Es gab nun Leute, die diese Informationen aufgegriffen, zusammengefasst und weiter veröffentlich haben. Aufgefallen unter diesen Projekten ist das Quakebook, welches Ourmaninabiko aufgestellt hat. In diesem hat er viele Berichte von größtenteils in Japan lebenden Nichtjapanern zum Zeitpunkt des Bebens gesammelt und in Bücherform veröffentlicht.

2:46: Aftershocks: Stories from the Japan Earthquake

Dieses wurde recht früh als E-Book für das Kindle auf Amazon veröffentlicht, wobei die gesamten Einnahmen direkt an das Japanische Rote Kreuz weitergeleitet wurden.
Nun ist es auch endlich in gedruckter Fassung erhältlich, entweder über Amazon, oder auch bei jedem Buchhändler bestellbar.

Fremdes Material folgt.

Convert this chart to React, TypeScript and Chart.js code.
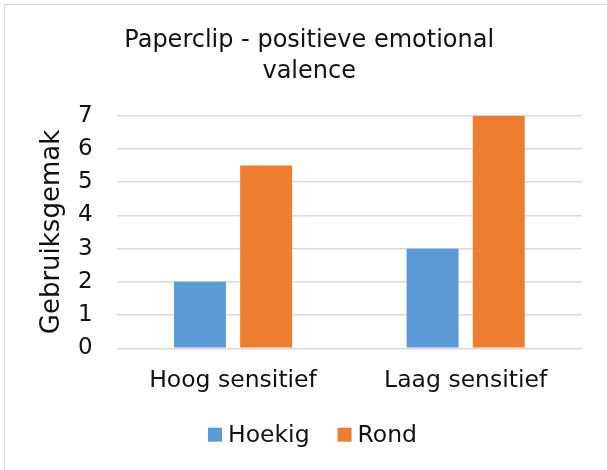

Falls man also ein paar Euro übrig hat, ich finde, dieses Buch ist lesenswert und in nun gedruckter Form für viele wohl auch praktischer als auf dem Monitor zu lesen.
Einzig ist es für den Japanunkundigen vielleicht zu empfehlen, auf einer Karte nachzuschlagen, von wo aus der jeweilige Bericht geschrieben wurde, denn es sind zum Teil nur die Gebiete angegeben.